There is hope for human professionals in the future. While AI will take on most of the repetitive work previously done by humans, there will continue to be opportunities for judgment, negotiation, and ethics in their work. As importantly, there will still remain a need for lawyers to advocate in court and for accountants to provide business advisory services.
However, these roles will shrink compared to today’s vast professional workforce. The demand for junior associates, analysts, and support staff will plummet. Those who remain will serve as AI supervisors rather than information processors.
The Future of Legal Work and Beyond
The future of legal work will look entirely different by 2030, which will keep lawyers in complete stress. Law firms may evolve into lean organizations with a handful of senior experts managing vast AI systems. Accounting firms may focus on advisory roles, leaving compliance and documentation to automated platforms.
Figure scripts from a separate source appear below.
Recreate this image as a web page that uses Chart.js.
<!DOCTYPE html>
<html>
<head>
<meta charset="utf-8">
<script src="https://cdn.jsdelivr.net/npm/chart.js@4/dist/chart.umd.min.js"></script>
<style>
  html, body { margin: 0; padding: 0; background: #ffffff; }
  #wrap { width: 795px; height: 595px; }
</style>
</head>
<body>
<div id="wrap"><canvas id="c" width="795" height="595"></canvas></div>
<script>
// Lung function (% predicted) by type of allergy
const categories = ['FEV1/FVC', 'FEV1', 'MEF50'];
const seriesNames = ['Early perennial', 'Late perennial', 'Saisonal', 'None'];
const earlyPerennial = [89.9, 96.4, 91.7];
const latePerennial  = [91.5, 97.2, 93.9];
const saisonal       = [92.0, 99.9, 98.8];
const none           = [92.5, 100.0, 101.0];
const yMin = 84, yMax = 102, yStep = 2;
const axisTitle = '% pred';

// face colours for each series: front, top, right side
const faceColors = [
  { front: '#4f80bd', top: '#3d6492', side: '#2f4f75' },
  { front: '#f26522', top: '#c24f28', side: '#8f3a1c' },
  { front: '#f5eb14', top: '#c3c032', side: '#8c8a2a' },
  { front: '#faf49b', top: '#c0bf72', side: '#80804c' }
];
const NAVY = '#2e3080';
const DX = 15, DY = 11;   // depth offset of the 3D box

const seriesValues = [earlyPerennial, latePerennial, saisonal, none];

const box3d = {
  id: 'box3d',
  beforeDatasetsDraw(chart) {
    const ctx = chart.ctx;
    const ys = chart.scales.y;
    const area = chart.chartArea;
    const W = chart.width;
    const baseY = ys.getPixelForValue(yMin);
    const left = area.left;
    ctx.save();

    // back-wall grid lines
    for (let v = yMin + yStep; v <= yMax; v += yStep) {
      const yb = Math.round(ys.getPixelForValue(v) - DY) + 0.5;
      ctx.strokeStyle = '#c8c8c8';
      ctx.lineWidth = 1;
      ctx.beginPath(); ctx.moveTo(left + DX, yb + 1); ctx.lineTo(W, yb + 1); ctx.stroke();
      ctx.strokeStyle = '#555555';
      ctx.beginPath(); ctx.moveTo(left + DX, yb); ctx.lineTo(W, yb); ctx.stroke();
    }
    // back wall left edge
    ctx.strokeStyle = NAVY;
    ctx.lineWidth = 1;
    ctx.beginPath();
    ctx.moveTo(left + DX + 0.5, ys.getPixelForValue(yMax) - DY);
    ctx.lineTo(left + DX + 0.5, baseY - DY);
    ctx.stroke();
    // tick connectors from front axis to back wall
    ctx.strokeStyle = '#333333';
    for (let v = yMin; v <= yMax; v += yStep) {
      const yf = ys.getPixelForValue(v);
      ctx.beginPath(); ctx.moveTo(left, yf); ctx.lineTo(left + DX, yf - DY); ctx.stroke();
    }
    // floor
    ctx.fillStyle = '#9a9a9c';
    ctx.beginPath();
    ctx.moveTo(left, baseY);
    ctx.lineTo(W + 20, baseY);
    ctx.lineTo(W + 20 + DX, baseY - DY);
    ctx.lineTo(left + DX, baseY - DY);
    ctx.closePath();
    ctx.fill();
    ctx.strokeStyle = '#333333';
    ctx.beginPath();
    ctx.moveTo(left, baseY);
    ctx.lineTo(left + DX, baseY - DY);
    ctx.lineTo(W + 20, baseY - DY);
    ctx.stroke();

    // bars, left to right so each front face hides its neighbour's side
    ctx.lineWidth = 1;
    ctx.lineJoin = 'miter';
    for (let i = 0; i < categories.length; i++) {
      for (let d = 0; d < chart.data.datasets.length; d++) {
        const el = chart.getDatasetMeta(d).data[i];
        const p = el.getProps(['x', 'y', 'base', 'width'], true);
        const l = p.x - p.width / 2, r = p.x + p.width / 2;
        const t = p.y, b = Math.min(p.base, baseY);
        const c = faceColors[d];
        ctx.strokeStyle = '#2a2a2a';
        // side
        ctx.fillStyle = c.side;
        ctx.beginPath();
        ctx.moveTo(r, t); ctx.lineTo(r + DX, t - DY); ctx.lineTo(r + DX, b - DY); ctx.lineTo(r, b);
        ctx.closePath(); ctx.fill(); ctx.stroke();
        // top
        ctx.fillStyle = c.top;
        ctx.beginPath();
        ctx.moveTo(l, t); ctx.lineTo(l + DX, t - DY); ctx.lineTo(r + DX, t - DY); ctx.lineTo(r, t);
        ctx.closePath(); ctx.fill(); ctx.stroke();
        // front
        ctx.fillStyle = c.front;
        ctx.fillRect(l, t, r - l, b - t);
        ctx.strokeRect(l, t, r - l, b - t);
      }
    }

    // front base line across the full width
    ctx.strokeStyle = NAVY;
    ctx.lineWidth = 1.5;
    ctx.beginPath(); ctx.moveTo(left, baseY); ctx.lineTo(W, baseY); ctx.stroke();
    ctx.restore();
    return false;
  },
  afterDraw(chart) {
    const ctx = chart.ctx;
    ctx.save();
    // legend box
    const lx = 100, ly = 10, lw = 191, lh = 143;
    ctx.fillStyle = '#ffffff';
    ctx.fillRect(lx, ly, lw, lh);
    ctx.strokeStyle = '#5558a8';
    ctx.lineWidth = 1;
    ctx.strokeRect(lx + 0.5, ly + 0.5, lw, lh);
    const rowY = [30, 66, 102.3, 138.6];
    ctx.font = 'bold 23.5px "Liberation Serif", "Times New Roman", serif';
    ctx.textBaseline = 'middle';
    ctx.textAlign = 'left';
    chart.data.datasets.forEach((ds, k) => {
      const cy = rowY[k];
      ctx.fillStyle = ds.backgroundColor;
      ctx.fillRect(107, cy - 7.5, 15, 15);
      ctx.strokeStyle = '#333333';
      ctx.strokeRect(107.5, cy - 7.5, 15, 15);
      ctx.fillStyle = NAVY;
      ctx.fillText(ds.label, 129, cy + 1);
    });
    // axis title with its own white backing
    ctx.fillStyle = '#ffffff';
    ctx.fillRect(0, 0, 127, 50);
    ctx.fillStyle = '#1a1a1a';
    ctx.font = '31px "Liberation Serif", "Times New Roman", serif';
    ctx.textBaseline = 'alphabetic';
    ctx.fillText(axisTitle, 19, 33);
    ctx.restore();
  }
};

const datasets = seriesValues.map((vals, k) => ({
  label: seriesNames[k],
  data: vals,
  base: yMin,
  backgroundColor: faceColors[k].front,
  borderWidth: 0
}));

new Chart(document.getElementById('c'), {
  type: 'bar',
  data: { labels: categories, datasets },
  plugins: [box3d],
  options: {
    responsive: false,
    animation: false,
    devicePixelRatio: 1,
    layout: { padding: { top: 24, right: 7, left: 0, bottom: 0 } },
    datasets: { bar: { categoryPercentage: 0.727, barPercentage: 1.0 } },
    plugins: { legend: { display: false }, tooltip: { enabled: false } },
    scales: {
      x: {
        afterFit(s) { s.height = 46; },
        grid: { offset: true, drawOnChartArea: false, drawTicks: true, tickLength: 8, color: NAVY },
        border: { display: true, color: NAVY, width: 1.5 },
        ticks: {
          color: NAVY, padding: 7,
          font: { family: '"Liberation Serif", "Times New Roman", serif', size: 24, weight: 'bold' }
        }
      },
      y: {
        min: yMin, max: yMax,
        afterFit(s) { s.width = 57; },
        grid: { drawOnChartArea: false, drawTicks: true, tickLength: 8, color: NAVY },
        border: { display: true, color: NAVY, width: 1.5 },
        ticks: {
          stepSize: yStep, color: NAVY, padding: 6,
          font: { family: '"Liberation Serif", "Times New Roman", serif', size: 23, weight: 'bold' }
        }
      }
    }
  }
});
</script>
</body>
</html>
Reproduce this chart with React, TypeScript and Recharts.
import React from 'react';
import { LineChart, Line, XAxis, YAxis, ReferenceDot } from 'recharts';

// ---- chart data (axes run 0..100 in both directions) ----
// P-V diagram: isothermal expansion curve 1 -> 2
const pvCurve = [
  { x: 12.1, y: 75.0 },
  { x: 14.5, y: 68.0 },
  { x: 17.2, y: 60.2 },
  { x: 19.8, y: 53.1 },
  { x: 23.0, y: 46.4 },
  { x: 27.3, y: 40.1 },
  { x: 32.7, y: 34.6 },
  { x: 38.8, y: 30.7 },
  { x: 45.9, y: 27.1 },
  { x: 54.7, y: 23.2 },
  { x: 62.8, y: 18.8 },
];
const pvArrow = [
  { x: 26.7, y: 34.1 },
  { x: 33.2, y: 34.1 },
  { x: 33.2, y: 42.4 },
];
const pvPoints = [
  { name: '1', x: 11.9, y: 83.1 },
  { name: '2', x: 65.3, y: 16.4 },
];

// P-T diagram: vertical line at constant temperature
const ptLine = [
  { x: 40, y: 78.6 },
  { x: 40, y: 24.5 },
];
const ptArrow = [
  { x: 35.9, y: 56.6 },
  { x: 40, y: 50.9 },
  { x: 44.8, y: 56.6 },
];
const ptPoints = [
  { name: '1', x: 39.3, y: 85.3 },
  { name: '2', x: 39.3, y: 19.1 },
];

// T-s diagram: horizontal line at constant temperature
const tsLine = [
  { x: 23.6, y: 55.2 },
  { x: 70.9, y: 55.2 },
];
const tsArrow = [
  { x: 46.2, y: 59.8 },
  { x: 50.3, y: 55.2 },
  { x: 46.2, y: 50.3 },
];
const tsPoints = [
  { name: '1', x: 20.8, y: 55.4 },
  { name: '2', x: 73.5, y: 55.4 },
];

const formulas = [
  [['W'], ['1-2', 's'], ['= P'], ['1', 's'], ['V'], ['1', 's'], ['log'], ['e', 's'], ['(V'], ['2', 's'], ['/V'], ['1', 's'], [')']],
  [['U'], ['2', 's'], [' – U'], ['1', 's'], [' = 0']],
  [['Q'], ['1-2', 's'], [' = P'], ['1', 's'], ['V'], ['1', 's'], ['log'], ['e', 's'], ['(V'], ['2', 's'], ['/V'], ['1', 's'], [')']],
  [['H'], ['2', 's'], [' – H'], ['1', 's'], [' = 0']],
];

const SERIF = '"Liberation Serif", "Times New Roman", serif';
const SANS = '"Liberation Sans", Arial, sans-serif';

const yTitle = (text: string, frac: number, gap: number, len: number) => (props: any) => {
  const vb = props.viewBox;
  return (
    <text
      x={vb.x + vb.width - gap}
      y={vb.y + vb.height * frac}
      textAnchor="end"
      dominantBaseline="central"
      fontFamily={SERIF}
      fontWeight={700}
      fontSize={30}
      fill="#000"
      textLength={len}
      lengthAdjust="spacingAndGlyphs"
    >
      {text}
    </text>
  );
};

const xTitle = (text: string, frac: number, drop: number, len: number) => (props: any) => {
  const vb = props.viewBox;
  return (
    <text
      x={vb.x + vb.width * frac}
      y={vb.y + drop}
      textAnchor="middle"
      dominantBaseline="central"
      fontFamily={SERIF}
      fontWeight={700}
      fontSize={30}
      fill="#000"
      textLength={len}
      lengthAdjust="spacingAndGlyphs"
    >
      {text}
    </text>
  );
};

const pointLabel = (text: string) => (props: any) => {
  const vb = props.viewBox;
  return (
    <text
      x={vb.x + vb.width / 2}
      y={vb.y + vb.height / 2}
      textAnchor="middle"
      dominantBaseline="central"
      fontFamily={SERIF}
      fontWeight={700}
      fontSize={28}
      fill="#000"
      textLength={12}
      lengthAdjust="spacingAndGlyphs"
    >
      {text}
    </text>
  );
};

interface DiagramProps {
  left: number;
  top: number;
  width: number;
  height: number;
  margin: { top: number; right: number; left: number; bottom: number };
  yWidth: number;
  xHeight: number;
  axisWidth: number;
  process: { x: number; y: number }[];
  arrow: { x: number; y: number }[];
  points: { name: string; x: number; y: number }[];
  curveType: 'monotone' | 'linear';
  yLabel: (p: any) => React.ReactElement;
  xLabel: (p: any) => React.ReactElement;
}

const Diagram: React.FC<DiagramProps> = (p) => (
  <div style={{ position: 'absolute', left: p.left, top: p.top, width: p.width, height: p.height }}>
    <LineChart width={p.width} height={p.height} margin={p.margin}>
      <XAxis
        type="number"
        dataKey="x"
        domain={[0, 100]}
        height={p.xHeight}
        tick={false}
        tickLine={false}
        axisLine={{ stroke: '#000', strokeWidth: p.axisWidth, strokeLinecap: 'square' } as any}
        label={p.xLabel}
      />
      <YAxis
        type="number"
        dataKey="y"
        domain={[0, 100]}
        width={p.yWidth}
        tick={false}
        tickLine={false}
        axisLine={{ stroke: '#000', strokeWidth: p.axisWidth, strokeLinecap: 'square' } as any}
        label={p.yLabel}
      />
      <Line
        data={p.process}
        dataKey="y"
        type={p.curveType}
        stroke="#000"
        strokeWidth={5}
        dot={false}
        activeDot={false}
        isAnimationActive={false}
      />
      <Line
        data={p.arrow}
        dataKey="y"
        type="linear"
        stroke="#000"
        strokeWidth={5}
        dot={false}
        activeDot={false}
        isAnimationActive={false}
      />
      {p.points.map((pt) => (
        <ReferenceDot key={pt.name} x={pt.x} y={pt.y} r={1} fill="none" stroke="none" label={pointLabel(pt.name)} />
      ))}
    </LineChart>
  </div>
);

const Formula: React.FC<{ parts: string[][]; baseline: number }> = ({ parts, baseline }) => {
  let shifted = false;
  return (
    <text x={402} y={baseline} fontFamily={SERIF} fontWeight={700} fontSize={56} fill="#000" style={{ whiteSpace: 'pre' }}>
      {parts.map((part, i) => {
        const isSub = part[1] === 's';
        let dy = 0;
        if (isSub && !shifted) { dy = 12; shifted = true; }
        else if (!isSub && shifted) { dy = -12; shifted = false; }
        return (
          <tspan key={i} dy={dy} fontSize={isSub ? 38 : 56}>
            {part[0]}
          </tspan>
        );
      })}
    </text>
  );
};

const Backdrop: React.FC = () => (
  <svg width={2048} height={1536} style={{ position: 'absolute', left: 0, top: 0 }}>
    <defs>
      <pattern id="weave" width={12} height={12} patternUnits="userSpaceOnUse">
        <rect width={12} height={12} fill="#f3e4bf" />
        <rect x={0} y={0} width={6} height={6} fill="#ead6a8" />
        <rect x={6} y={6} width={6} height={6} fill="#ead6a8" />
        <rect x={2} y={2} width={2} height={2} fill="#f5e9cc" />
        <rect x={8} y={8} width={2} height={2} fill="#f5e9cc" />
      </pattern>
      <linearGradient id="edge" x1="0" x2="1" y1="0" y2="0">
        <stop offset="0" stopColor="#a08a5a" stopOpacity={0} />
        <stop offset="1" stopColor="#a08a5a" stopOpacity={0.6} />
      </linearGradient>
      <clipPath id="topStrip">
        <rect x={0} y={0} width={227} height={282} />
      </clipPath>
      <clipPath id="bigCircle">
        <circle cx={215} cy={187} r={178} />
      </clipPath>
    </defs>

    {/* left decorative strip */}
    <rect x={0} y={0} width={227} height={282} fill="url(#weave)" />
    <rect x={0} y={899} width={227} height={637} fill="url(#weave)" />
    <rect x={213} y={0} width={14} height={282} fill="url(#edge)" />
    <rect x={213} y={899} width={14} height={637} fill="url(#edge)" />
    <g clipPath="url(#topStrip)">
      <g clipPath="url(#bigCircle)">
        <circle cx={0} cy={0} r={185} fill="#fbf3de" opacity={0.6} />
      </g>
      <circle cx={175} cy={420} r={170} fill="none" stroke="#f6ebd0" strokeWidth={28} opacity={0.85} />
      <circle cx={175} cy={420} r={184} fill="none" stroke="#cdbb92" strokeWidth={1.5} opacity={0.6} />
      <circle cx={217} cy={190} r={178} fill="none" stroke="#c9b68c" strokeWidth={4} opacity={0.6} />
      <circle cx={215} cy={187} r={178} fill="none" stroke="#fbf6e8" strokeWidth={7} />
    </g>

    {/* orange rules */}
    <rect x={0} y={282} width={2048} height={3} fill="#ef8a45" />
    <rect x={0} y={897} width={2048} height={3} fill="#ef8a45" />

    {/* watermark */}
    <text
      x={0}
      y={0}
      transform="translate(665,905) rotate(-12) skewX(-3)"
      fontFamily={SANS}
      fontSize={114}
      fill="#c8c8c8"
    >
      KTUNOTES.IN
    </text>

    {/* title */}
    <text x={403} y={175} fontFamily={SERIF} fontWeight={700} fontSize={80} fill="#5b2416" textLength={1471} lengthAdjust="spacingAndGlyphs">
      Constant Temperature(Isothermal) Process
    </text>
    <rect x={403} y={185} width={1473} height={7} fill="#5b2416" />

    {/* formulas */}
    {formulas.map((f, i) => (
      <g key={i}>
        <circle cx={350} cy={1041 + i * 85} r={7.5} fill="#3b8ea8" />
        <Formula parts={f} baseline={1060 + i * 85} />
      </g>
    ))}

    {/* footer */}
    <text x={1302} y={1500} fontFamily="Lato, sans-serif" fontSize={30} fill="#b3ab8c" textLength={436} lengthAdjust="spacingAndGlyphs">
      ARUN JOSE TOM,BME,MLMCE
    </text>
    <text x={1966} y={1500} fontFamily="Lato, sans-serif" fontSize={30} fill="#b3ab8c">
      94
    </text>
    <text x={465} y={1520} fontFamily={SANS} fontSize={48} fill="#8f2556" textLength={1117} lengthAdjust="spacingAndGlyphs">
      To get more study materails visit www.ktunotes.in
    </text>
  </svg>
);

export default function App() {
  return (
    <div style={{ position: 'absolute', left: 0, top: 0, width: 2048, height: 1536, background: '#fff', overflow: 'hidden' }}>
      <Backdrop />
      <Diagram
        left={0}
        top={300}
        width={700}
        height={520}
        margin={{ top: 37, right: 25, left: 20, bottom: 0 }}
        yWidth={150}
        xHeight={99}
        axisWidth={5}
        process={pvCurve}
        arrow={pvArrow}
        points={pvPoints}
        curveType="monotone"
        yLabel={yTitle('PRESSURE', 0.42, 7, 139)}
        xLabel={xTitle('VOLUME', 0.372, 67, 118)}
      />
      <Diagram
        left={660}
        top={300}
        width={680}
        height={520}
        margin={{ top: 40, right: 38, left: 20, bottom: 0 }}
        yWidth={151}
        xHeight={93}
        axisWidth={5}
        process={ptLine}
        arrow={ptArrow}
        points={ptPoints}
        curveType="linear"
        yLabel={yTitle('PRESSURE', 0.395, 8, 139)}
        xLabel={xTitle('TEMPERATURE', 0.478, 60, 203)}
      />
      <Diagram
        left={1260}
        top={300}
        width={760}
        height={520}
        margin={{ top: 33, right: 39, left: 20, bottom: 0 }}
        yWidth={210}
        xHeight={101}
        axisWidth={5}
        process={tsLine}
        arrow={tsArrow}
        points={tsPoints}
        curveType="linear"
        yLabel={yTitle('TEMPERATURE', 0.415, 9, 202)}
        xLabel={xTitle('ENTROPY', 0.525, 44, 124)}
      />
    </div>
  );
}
For clients, this will be a win: faster, cheaper, and more accurate results. For professionals, it signals the end of traditional career paths and the need for rapid adaptation. Training will no longer focus solely on technical knowledge but also on managing and auditing AI systems.
A World of Instant Professional Services
By 2030, the timeline is clear. AI professional services will dominate, reducing the cost of legal and accounting work to negligible levels. The billable hour will vanish, replaced by instant AI-driven results. This shift is not just about efficiency; it is about redefining how society values expertise when machines deliver knowledge at scale.
The transformation will be profound and irreversible. For industries built on knowledge, the next decade is not just a period of change, it is a complete reset.